*Information supplied*.
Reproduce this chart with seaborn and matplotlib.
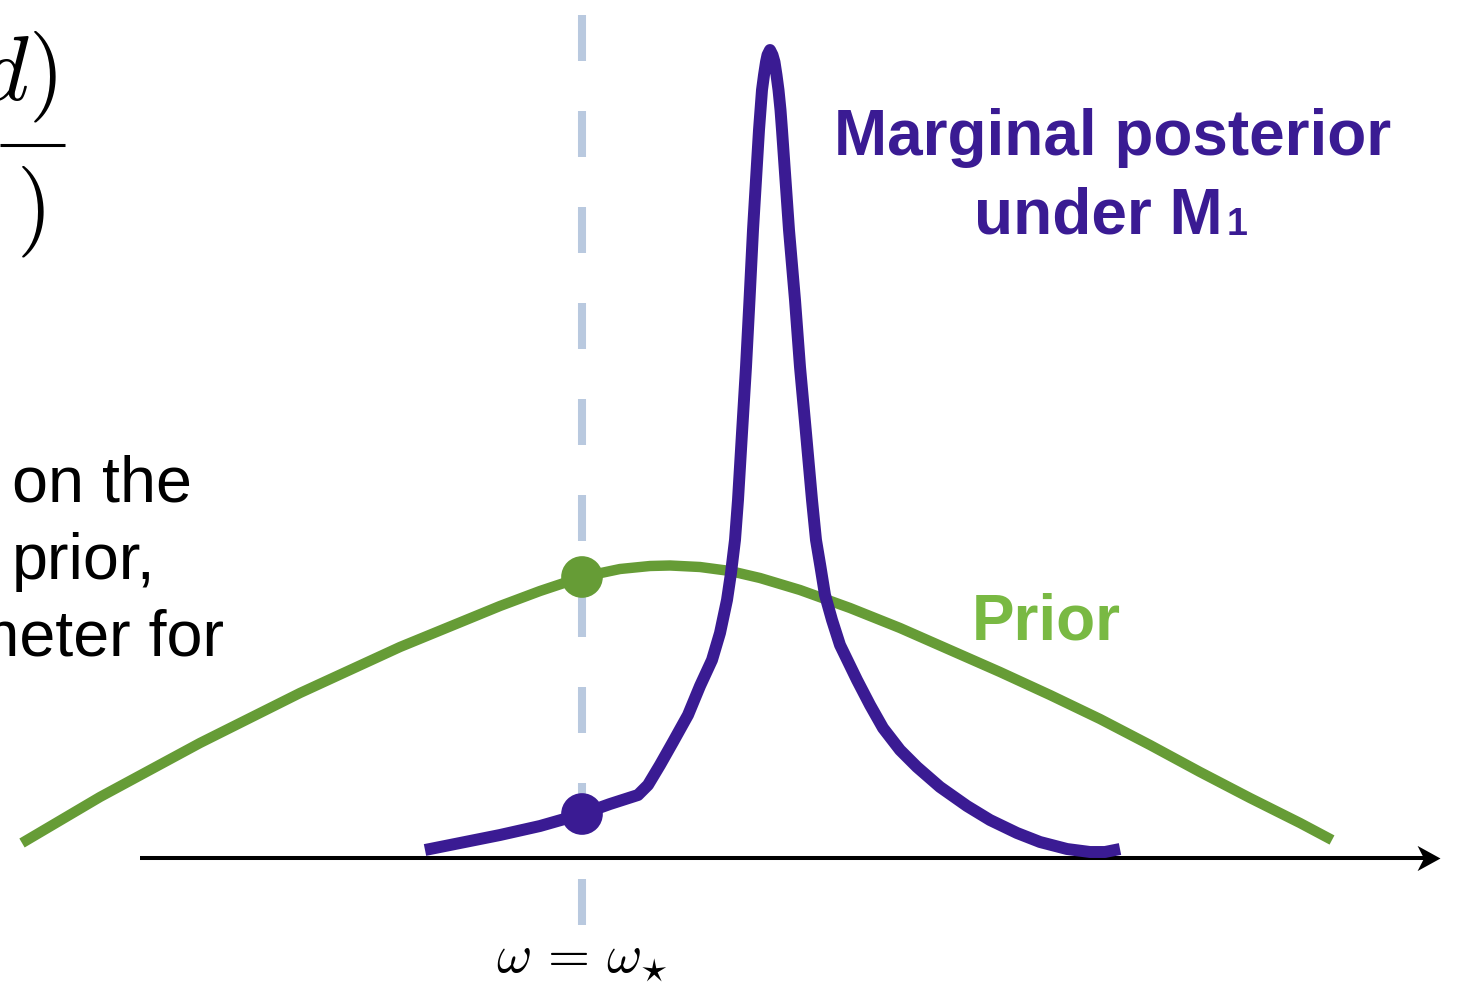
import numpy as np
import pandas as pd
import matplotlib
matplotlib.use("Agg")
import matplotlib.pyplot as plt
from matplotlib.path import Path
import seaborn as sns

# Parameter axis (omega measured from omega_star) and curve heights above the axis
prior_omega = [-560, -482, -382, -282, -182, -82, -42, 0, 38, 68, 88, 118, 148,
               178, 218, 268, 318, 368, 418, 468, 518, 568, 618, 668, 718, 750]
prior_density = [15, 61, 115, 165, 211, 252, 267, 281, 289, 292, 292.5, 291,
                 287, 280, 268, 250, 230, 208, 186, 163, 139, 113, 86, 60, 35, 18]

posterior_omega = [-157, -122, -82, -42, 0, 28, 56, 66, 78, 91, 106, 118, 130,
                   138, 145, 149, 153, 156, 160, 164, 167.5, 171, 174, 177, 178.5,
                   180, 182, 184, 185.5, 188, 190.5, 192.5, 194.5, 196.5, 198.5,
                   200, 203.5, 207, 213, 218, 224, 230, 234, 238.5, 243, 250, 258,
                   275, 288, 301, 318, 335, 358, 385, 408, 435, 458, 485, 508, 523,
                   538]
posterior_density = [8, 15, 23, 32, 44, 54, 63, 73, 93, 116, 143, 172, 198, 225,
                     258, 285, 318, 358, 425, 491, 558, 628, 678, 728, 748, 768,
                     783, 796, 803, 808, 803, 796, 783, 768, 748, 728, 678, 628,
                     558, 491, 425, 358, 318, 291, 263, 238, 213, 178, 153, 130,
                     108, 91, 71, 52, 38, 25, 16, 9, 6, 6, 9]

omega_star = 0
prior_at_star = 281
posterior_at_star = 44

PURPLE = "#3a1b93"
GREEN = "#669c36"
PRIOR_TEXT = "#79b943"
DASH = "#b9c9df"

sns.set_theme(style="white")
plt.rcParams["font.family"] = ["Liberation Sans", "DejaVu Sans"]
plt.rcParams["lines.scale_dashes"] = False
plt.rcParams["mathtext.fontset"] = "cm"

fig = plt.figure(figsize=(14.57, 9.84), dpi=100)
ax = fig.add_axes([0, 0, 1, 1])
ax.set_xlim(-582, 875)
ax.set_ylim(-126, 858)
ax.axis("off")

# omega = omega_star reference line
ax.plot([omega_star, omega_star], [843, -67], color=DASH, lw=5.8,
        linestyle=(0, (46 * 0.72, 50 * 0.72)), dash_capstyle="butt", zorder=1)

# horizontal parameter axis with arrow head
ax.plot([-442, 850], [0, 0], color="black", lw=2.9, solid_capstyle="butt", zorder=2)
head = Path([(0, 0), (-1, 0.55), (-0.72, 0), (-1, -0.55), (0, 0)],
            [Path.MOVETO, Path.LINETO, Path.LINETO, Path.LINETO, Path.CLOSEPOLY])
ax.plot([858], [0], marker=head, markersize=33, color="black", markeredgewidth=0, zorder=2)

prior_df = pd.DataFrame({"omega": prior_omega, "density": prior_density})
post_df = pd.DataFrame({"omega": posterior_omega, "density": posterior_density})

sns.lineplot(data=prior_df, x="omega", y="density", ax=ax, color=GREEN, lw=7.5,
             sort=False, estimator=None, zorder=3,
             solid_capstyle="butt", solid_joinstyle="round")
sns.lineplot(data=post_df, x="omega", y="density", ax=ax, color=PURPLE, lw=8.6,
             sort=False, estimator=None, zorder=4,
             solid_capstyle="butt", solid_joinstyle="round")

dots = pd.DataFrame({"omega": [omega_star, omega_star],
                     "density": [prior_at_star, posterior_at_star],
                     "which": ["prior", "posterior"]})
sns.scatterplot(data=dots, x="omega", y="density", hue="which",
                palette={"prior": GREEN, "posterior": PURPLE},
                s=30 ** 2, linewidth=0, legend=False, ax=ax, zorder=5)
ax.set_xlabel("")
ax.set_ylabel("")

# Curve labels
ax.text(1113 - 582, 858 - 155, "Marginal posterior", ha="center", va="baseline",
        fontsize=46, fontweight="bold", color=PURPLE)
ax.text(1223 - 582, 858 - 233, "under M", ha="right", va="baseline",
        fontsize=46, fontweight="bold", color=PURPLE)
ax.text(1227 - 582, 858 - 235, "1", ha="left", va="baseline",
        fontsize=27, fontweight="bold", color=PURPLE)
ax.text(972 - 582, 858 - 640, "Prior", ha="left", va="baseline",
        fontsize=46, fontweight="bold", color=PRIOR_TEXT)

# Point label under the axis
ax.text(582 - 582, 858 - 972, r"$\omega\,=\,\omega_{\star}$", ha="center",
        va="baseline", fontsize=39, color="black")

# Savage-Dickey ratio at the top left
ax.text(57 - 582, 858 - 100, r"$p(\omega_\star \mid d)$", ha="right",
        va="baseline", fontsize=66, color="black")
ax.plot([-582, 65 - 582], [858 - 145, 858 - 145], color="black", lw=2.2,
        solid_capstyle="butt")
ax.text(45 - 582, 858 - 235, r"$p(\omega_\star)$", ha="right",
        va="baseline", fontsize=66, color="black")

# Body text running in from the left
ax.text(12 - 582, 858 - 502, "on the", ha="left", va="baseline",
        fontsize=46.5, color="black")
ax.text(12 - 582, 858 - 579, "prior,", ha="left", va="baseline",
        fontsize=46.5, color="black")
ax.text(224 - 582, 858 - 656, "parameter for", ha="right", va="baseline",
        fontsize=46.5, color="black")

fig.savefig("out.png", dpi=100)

*Written exercise*.
Leave out the pictures and restate, word for word, the lines from the top of the data through the line containing "60, 35, 18]", both included.

*Written answer*.
Reproduce this chart with seaborn and matplotlib.
import numpy as np
import pandas as pd
import matplotlib
matplotlib.use("Agg")
import matplotlib.pyplot as plt
from matplotlib.path import Path
import seaborn as sns

# Parameter axis (omega measured from omega_star) and curve heights above the axis
prior_omega = [-560, -482, -382, -282, -182, -82, -42, 0, 38, 68, 88, 118, 148,
               178, 218, 268, 318, 368, 418, 468, 518, 568, 618, 668, 718, 750]
prior_density = [15, 61, 115, 165, 211, 252, 267, 281, 289, 292, 292.5, 291,
                 287, 280, 268, 250, 230, 208, 186, 163, 139, 113, 86, 60, 35, 18]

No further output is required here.